Gimme Three Steps
Well, it’s the time of year that we’ve been waiting for. The water has been steadily warming up and the fish are getting happy! The cacophony of techno beats, scooter horns and hormonal mating calls of Spring Break are a mere memory now. Three weeks into daylight savings time and we are getting more and more time to stay on the flats hunting our most challenging targets. We need to make the most of our time in the shallows so we can make the most of our opportunities. There are a few things that I do to maximize my chances for success. Basically it comes down to three steps; preparation, planning and adaptation.
In preparation for each day I begin with a thorough check of all my gear. Line, leader and connections are all checked and changed. The weak link is always line leader connection. Repeated times back-and-forth through the guides will weaken even the best of knots. Whether you use a double line, no-name or Albright knot, or the super skinny FG connection, make sure they are tied correctly and strong. On a recent wintertime barracuda trip I had, a knot came loose after a few hours of repeated casting. There was that magical moment between me and my client as we both stared at a parted line after the lure sailed way past any normal casting distance, and we both knew what just happened. So... Check your connections and check them often!

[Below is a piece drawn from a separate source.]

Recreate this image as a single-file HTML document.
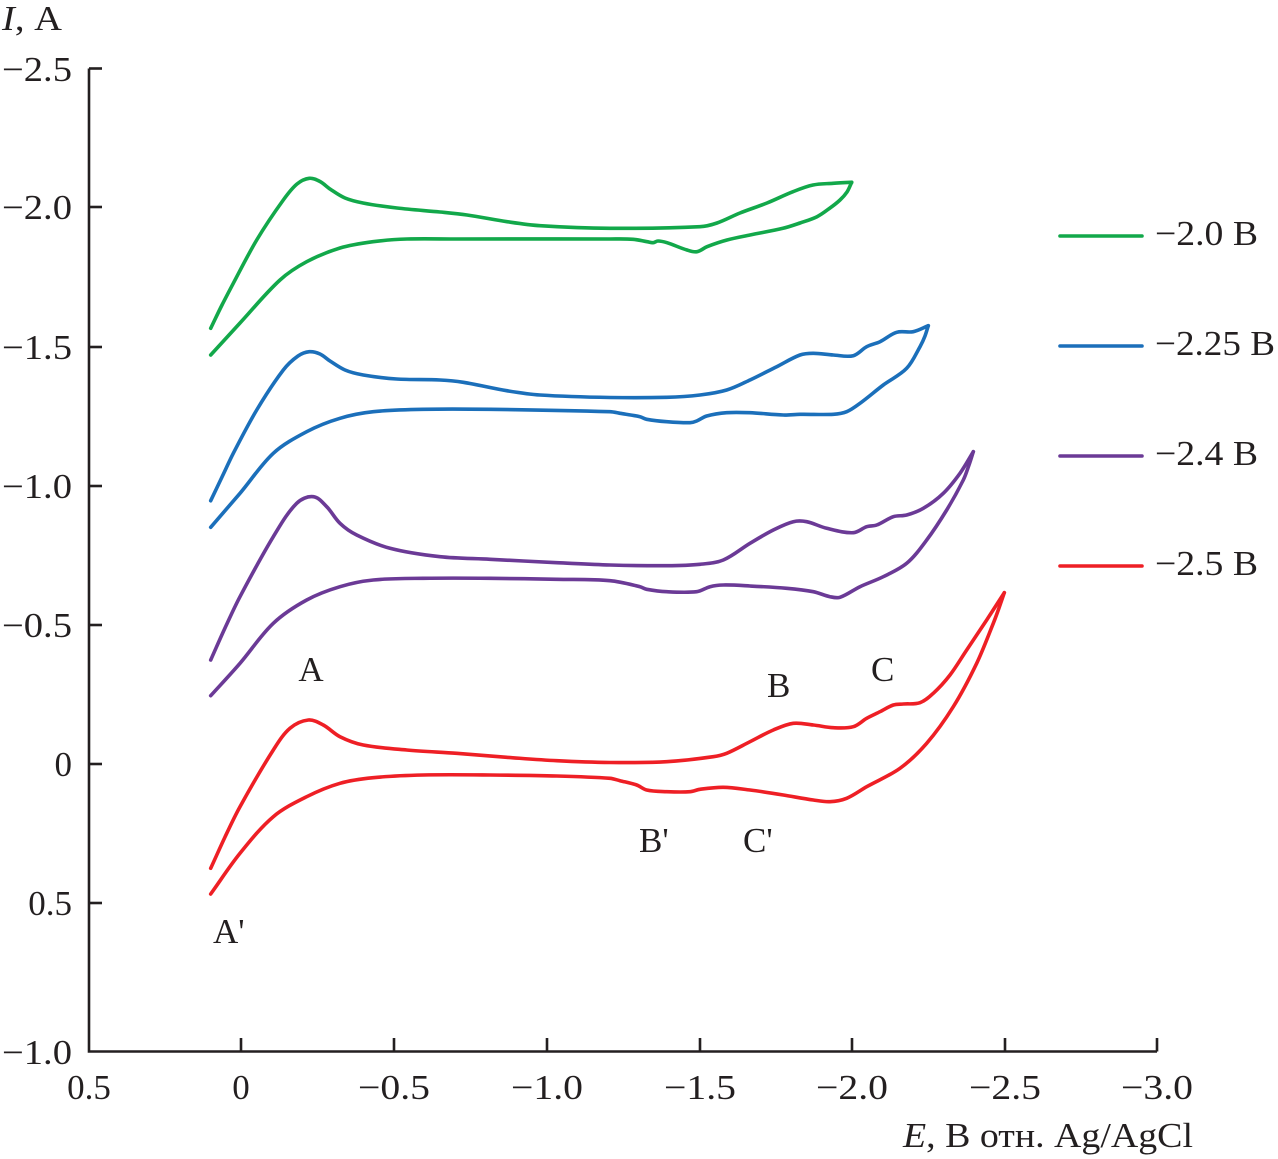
<!DOCTYPE html>
<html>
<head>
<meta charset="utf-8">
<style>
html,body{margin:0;padding:0;background:#fff;}
svg{display:block;}
text{font-family:"Liberation Serif","Times New Roman",serif;fill:#231f20;}
</style>
</head>
<body>
<svg id="chart" width="1278" height="1159" viewBox="0 0 1278 1159" xmlns="http://www.w3.org/2000/svg">
<rect x="0" y="0" width="1278" height="1159" fill="#fff"/>

<!-- axes -->
<g stroke="#231f20" stroke-width="2.6" fill="none">
  <polyline points="89,68.5 89,1051.5 1157,1051.5"/>
  <line x1="89" y1="68.5" x2="102" y2="68.5"/>
  <line x1="89" y1="207" x2="102" y2="207"/>
  <line x1="89" y1="347" x2="102" y2="347"/>
  <line x1="89" y1="486" x2="102" y2="486"/>
  <line x1="89" y1="625" x2="102" y2="625"/>
  <line x1="89" y1="764" x2="102" y2="764"/>
  <line x1="89" y1="903" x2="102" y2="903"/>
  <line x1="241" y1="1051.5" x2="241" y2="1038"/>
  <line x1="394" y1="1051.5" x2="394" y2="1038"/>
  <line x1="547" y1="1051.5" x2="547" y2="1038"/>
  <line x1="700" y1="1051.5" x2="700" y2="1038"/>
  <line x1="852" y1="1051.5" x2="852" y2="1038"/>
  <line x1="1005" y1="1051.5" x2="1005" y2="1038"/>
  <line x1="1157" y1="1051.5" x2="1157" y2="1038"/>
</g>

<!-- y labels -->
<g font-size="35" text-anchor="end">
  <text x="72" y="81" textLength="70" lengthAdjust="spacingAndGlyphs">−2.5</text>
  <text x="72" y="219" textLength="70" lengthAdjust="spacingAndGlyphs">−2.0</text>
  <text x="72" y="359" textLength="70" lengthAdjust="spacingAndGlyphs">−1.5</text>
  <text x="72" y="498" textLength="70" lengthAdjust="spacingAndGlyphs">−1.0</text>
  <text x="72" y="637" textLength="70" lengthAdjust="spacingAndGlyphs">−0.5</text>
  <text x="72" y="776">0</text>
  <text x="72" y="915">0.5</text>
  <text x="72" y="1064" textLength="70" lengthAdjust="spacingAndGlyphs">−1.0</text>
</g>

<!-- x labels -->
<g font-size="35" text-anchor="middle">
  <text x="89" y="1099">0.5</text>
  <text x="241" y="1099">0</text>
  <text x="394" y="1099" textLength="72" lengthAdjust="spacingAndGlyphs">−0.5</text>
  <text x="547" y="1099" textLength="72" lengthAdjust="spacingAndGlyphs">−1.0</text>
  <text x="700" y="1099" textLength="72" lengthAdjust="spacingAndGlyphs">−1.5</text>
  <text x="852" y="1099" textLength="72" lengthAdjust="spacingAndGlyphs">−2.0</text>
  <text x="1005" y="1099" textLength="72" lengthAdjust="spacingAndGlyphs">−2.5</text>
  <text x="1157" y="1099" textLength="72" lengthAdjust="spacingAndGlyphs">−3.0</text>
</g>

<!-- axis titles -->
<text x="2" y="30" font-size="35" textLength="60" lengthAdjust="spacingAndGlyphs"><tspan font-style="italic">I</tspan>, А</text>
<text x="903" y="1147" font-size="35" textLength="290" lengthAdjust="spacingAndGlyphs"><tspan font-style="italic">E</tspan>, В отн. Ag/AgCl</text>

<!-- curves -->
<g id="curves" fill="none" stroke-width="3.6" stroke-linejoin="round" stroke-linecap="round">
  <polyline class="c" stroke="#12a84a" points="210.7,328.3 222,305 233.3,283.3 256.7,240 283.3,200 297,184 309.3,178.3 320,181.5 330,189 345,198 363,203 397,208 440,212 467,215 507,221.7 540,225.7 610,228.3 700,226.7 717,223 740,213 767,203 793,191.7 813,185 833,183.3 851.7,182.3"/>
  <polyline class="c" stroke="#12a84a" points="851.7,182.3 847,192 840,200 830,208 817,216.7 800,223 783,228.3 750,235 727,240 707,246.7 697,251.7 687,250 667,242.7 658,241 653,242.7 647,241.7 633,239.3 610,239 457,239 407,239 373,241.7 340,248 306.7,261.7 280,280 240,323 210.7,355"/>

  <polyline class="c" stroke="#1b6fba" points="210.7,500.7 222,477 233.3,453.3 256.7,410 283.3,370 298,356 309.3,351.7 320,354 330,361 345,370 363.3,375 396.7,379 440,380 463.3,382.3 506.7,390.7 540,395 610,397.5 666.7,397.3 700,395 726.7,390 750,380 776.7,366.7 800,355 813.3,353.3 833.3,355 853.3,355.7 866.7,346.7 880,341.7 896.7,332.3 913.3,331.7 928.3,325.7"/>
  <polyline class="c" stroke="#1b6fba" points="928.3,325.7 925,336 920,346.7 906.7,368.3 883.3,385 860,403.3 846.7,411.7 833.3,414.3 800,414.3 783.3,415 750,412.7 726.7,412.7 706.7,416 696.7,421 690,422.7 666.7,421.7 646.7,419.3 640,416.7 620,413.3 610,411.7 490,409.3 423.3,409.3 373.3,411.7 340,418.3 306.7,431.7 273.3,453.3 240,493.3 210.7,527.3"/>

  <polyline class="c" stroke="#6b3a96" points="210.7,660 225,628 240,596.7 273.3,536.7 296.7,503.3 313.3,496.7 326.7,506.7 340,523.3 356.7,535 390,548.3 440,556.7 490,559.3 556.7,562.7 610,565 666.7,565.7 700,564.3 723.3,560 750,543.3 773.3,530 793.3,521.7 806.7,521.7 826.7,528.3 853.3,532.7 866.7,526.7 876.7,525 893.3,516.7 906.7,515 923.3,508.3 943.3,493.3 960,473.3 973.3,451.7"/>
  <polyline class="c" stroke="#6b3a96" points="973.3,451.7 969,465 963.3,480 946.7,510 926.7,540 906.7,563.3 883.3,576.7 860,586.7 840,597.3 830,596.7 813.3,591.7 786.7,588.3 750,586 723.3,585 710,586.7 696.7,591.7 666.7,591.7 646.7,589.3 640,586.7 610,580.7 556.7,579.3 490,578.3 423.3,578.3 373.3,580 340,586.7 306.7,600 273.3,623.3 240,663.3 210.7,695.7"/>

  <polyline class="c" stroke="#ee1f25" points="210.7,868.3 225,837 240,806.7 273.3,750 290,728.3 308.3,720 323.3,725 340,736.7 363.3,745 406.7,750 456.7,753.3 506.7,757.3 556.7,760.7 610,762.5 666.7,761.7 713.3,756.7 726.7,753.3 750,741.7 773.3,730 793.3,723.3 813.3,725 833.3,727.7 853.3,726.7 866.7,718.3 880,711.7 893.3,705 903.3,704 920,702.7 933.3,693.3 950,675 966.7,650 986.7,620 1004.3,592.7"/>
  <polyline class="c" stroke="#ee1f25" points="1004.3,592.7 999,608 993.3,623.3 976.7,663.3 953.3,706.7 926.7,743.3 900,768.3 866.7,786.7 846.7,798.3 830,801.7 813.3,800 783.3,795 750,790 723.3,787.3 700,789.3 690,791.7 666.7,791.7 646.7,790 636.7,785 620,780.7 610,778.3 556.7,776 490,775 423.3,775 373.3,777.7 340,783.3 306.7,796.7 273.3,816.7 240,853.3 210.7,894"/>
</g>

<!-- annotations -->
<g font-size="35">
  <text x="311" y="681" text-anchor="middle">A</text>
  <text x="213" y="943">A'</text>
  <text x="767" y="697">B</text>
  <text x="871" y="681">C</text>
  <text x="639" y="852">B'</text>
  <text x="743" y="852">C'</text>
</g>

<!-- legend -->
<g stroke-width="3.6" stroke-linecap="round">
  <line x1="1060" y1="236" x2="1142" y2="236" stroke="#12a84a"/>
  <line x1="1060" y1="346" x2="1142" y2="346" stroke="#1b6fba"/>
  <line x1="1060" y1="456" x2="1142" y2="456" stroke="#6b3a96"/>
  <line x1="1060" y1="566" x2="1142" y2="566" stroke="#ee1f25"/>
</g>
<g font-size="35">
  <text x="1155" y="245" textLength="103" lengthAdjust="spacingAndGlyphs">−2.0 В</text>
  <text x="1155" y="355" textLength="120" lengthAdjust="spacingAndGlyphs">−2.25 В</text>
  <text x="1155" y="465" textLength="103" lengthAdjust="spacingAndGlyphs">−2.4 В</text>
  <text x="1155" y="575" textLength="103" lengthAdjust="spacingAndGlyphs">−2.5 В</text>
</g>
</svg>
<script>
(function(){
  var NS="http://www.w3.org/2000/svg";
  var pls=document.querySelectorAll('polyline.c');
  function dir(a,b){var dx=b[0]-a[0],dy=b[1]-a[1],l=Math.sqrt(dx*dx+dy*dy)||1;return [dx/l,dy/l];}
  for(var k=0;k<pls.length;k++){
    var pl=pls[k];
    var n=pl.getAttribute('points').trim().split(/[\s,]+/).map(Number);
    var p=[];for(var i=0;i<n.length;i+=2)p.push([n[i],n[i+1]]);
    var tan=[];
    for(var i=0;i<p.length;i++){
      var a=p[i-1]||p[i], b=p[i+1]||p[i];
      tan.push(dir(a,b));
    }
    var d='M'+p[0][0].toFixed(1)+','+p[0][1].toFixed(1);
    for(var i=0;i<p.length-1;i++){
      var p1=p[i],p2=p[i+1];
      var dx=p2[0]-p1[0],dy=p2[1]-p1[1],L=Math.sqrt(dx*dx+dy*dy)/3;
      var c1=[p1[0]+tan[i][0]*L,p1[1]+tan[i][1]*L];
      var c2=[p2[0]-tan[i+1][0]*L,p2[1]-tan[i+1][1]*L];
      d+=' C'+c1[0].toFixed(1)+','+c1[1].toFixed(1)+' '+c2[0].toFixed(1)+','+c2[1].toFixed(1)+' '+p2[0].toFixed(1)+','+p2[1].toFixed(1);
    }
    var path=document.createElementNS(NS,'path');
    path.setAttribute('d',d);
    path.setAttribute('stroke',pl.getAttribute('stroke'));
    pl.parentNode.replaceChild(path,pl);
  }
})();
</script>
</body>
</html>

Next I check my flies and lures. I keep a separate waterproof box filled with treble hooks, double hooks, split rings and split ring pliers. I make sure that all of the hooks on the lures are rust free and sharp. I will also twist wire onto lures and flies that I use for sharks and cudas. That way, if a bait change needs to happen, a quick Albright or swivel knot gets it done and we are back to fishing in a snap. Take care to make sure all your gear is in good shape to make the most of your opportunities.
The next step I take is planning my approach for the day. Tides, wind and angler experience will all factor in when getting ready for a day on the water. I look at the solunar calendar as well to see the major and minor feeding times. It’s not something I live by, but any information is good information.
I start out at sunrise looking for that early-morning tarpon bite. It’s a beautiful site on a calm morning just as the sun is coming up, hearing tarpon roll and getting a fly in front of one. It is a great way to start the day for sure.
Then as the sun gets higher it’s time to get shallow. I like to work in a direction in which I am following a tide whether I am going east or west. Fishing out of Key West, if you go east there is a greater variance in the tides. Going west, there isn’t much difference in the timing of the tides. As I approach a flat that I know well, I take into consideration the way the water and the wind are moving. This allows me to plan my path and hopefully be able to give my client the best angle for a cast. I try to stop way short of the flat before I begin. One thing I personally excel at is the ability to stop the boat right in front of a school permit before I have a flyrod out of the rod holder. So the earlier you stop the better.
Now it’s time to get up top and get to work. I like to follow contour edges and sand holes on certain flats looking for anything that might be a single fish or a school. If one flat doesn’t produce, move to the next. Stick and move is the name of the game. Put in the time and you will be rewarded.
The next step, and many times the most important, is adaptation. Very rarely does the original plan for the day and up being what happens. Mother nature will always throw curveballs at us.
Sometimes a decision to go one direction turns out to be exactly what you should not have done. If I pull up on the flat and it just does not feel right, I may fish it for a few minutes to see if there is any hope at all. Use your instincts, you know when something just doesn’t feel right.
So get out there and make the best of it. Prepare yourself, make a plan, and use what you know You will have a successful day!